OCTOBER 2008 IN
RICK ASTER’S WORLD

The Dark Side of Links

Google has discovered the dark side of links.

No company has profited more handsomely from web links than Google. The heart of its operation is a search engine that displays links to web pages on a topic of your choice. And Google picks the likely most relevant pages to show you based largely on the quality of links that connect to each page. As far as Google’s search engine is concerned, links are an absolute necessity.

But Google is also the host of Blogger, and there, links may be a sign of trouble. Days after Fish Nation made the move to Blogger, Google flagged it as a possible spam blog. Why? Basically because Fish Nation uses lots of links, so you can find out more about what you’re reading about, and many of the links are not part of what Google’s spiders regard as a complete, coherent sentence.

No one at Fish Nation could take this personally — Google’s own search engine would fail the same test — and it didn’t take more than a glance for an actual person at Google to see that Fish Nation was a real news blog.

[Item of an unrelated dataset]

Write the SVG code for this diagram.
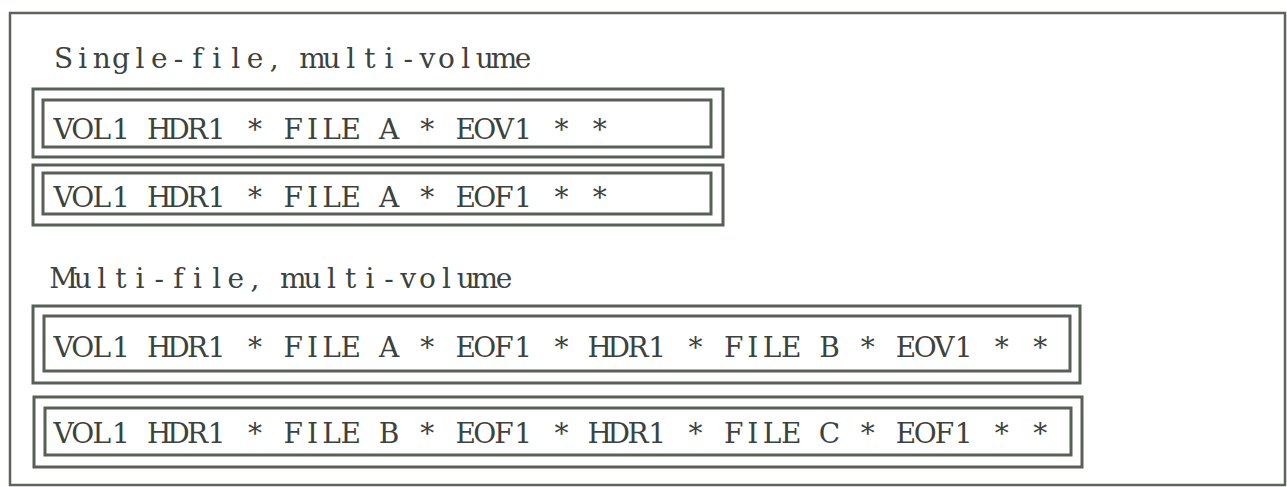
<svg xmlns="http://www.w3.org/2000/svg" width="1287" height="487" viewBox="0 0 1287 487">
  <style>
    .frame { fill: none; stroke: #5c645c; stroke-width: 2.5; }
    .box { fill: none; stroke: #566056; stroke-width: 3; }
    .t { font-family: "DejaVu Serif", "Liberation Serif", serif; font-size: 28px; fill: #3c433c; text-anchor: middle; }
  </style>
  <rect width="1287" height="487" fill="#ffffff"/>
  <rect id="frame" class="frame" x="10" y="13" width="1275" height="472"/>

  <g id="title-single">
    <text class="t" y="68" x="63.5 82.65 101.8 120.95 140.1 159.25 178.4 197.55 216.7 235.85 255 274.15 293.3 312.45 331.6 350.75 369.9 389.05 408.2 427.35 446.5 465.65 484.8 503.95 523.1 542.25 561.4 580.55 599.7 618.85 638 657.15 676.3 695.45 714.6 733.75 752.9 772.05 791.2 810.35 829.5 848.65 867.8 886.95 906.1 925.25 944.4 963.55 982.7 1001.85 1021 1040.15">Single-file, multi-volume</text>
  </g>

  <g id="vol1-single">
    <rect class="box" x="33" y="89" width="690" height="68"/>
    <rect class="box" x="43" y="100" width="668" height="47"/>
    <text class="t" y="139" x="63.5 82.65 101.8 120.95 140.1 159.25 178.4 197.55 216.7 235.85 255 274.15 293.3 312.45 331.6 350.75 369.9 389.05 408.2 427.35 446.5 465.65 484.8 503.95 523.1 542.25 561.4 580.55 599.7 618.85 638 657.15 676.3 695.45 714.6 733.75 752.9 772.05 791.2 810.35 829.5 848.65 867.8 886.95 906.1 925.25 944.4 963.55 982.7 1001.85 1021 1040.15">VOL1 HDR1 * FILE A * EOV1 * *</text>
  </g>

  <g id="vol2-single">
    <rect class="box" x="33" y="165" width="690" height="60"/>
    <rect class="box" x="43" y="173" width="668" height="41"/>
    <text class="t" y="207" x="63.5 82.65 101.8 120.95 140.1 159.25 178.4 197.55 216.7 235.85 255 274.15 293.3 312.45 331.6 350.75 369.9 389.05 408.2 427.35 446.5 465.65 484.8 503.95 523.1 542.25 561.4 580.55 599.7 618.85 638 657.15 676.3 695.45 714.6 733.75 752.9 772.05 791.2 810.35 829.5 848.65 867.8 886.95 906.1 925.25 944.4 963.55 982.7 1001.85 1021 1040.15">VOL1 HDR1 * FILE A * EOF1 * *</text>
  </g>

  <g id="title-multi">
    <text class="t" y="288" x="63.5 82.65 101.8 120.95 140.1 159.25 178.4 197.55 216.7 235.85 255 274.15 293.3 312.45 331.6 350.75 369.9 389.05 408.2 427.35 446.5 465.65 484.8 503.95 523.1 542.25 561.4 580.55 599.7 618.85 638 657.15 676.3 695.45 714.6 733.75 752.9 772.05 791.2 810.35 829.5 848.65 867.8 886.95 906.1 925.25 944.4 963.55 982.7 1001.85 1021 1040.15">Multi-file, multi-volume</text>
  </g>

  <g id="vol1-multi">
    <rect class="box" x="33" y="306" width="1047" height="77"/>
    <rect class="box" x="44" y="316" width="1026" height="55"/>
    <text class="t" y="357" x="63.5 82.65 101.8 120.95 140.1 159.25 178.4 197.55 216.7 235.85 255 274.15 293.3 312.45 331.6 350.75 369.9 389.05 408.2 427.35 446.5 465.65 484.8 503.95 523.1 542.25 561.4 580.55 599.7 618.85 638 657.15 676.3 695.45 714.6 733.75 752.9 772.05 791.2 810.35 829.5 848.65 867.8 886.95 906.1 925.25 944.4 963.55 982.7 1001.85 1021 1040.15">VOL1 HDR1 * FILE A * EOF1 * HDR1 * FILE B * EOV1 * *</text>
  </g>

  <g id="vol2-multi">
    <rect class="box" x="34" y="397" width="1048" height="70"/>
    <rect class="box" x="45" y="408" width="1026" height="47"/>
    <text class="t" y="443" x="63.5 82.65 101.8 120.95 140.1 159.25 178.4 197.55 216.7 235.85 255 274.15 293.3 312.45 331.6 350.75 369.9 389.05 408.2 427.35 446.5 465.65 484.8 503.95 523.1 542.25 561.4 580.55 599.7 618.85 638 657.15 676.3 695.45 714.6 733.75 752.9 772.05 791.2 810.35 829.5 848.65 867.8 886.95 906.1 925.25 944.4 963.55 982.7 1001.85 1021 1040.15">VOL1 HDR1 * FILE B * EOF1 * HDR1 * FILE C * EOF1 * *</text>
  </g>
</svg>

Even so, the proliferation of spam has forced Google to recognize that links can be a bad thing.

If you think about it, spam wouldn’t exist without links. Oh, I know, seven years ago there was spam email that told you to call a phone number. I remember telling Internet beginners, “If an email message from a company you don’t know tells you not to respond by email, then you know it’s a scam.” Such transparent attempts to rip people off don’t work so well now. To be effective, though, spam has to redirect you somehow while remaining anonymous. So it uses links.

The essence of a spam link is that it misdirects you. It announces itself as a source for something, then points you to something else. Spam links have become a nuisance on Twitter too. There, more than half the users who sign up turn out not to be people at all, but robots that combine nonsense or plagiarized text with advertising links. Twitter has done pretty well at weeding out the spam robots, suspending their accounts usually within a week, but the potential for spam forced them to change the way they operate and creates an inconvenience for legitimate users.

This is a fundamental weakness of links that has no simple solution. In the end, we cannot have quality links and perfect anonymity at the same time. For a link to mean anything, it has to come from a known entity with a proven body of work. Hence, it cannot be perfectly anonymous. Knowing who we’re dealing with online will be the key to our future online success.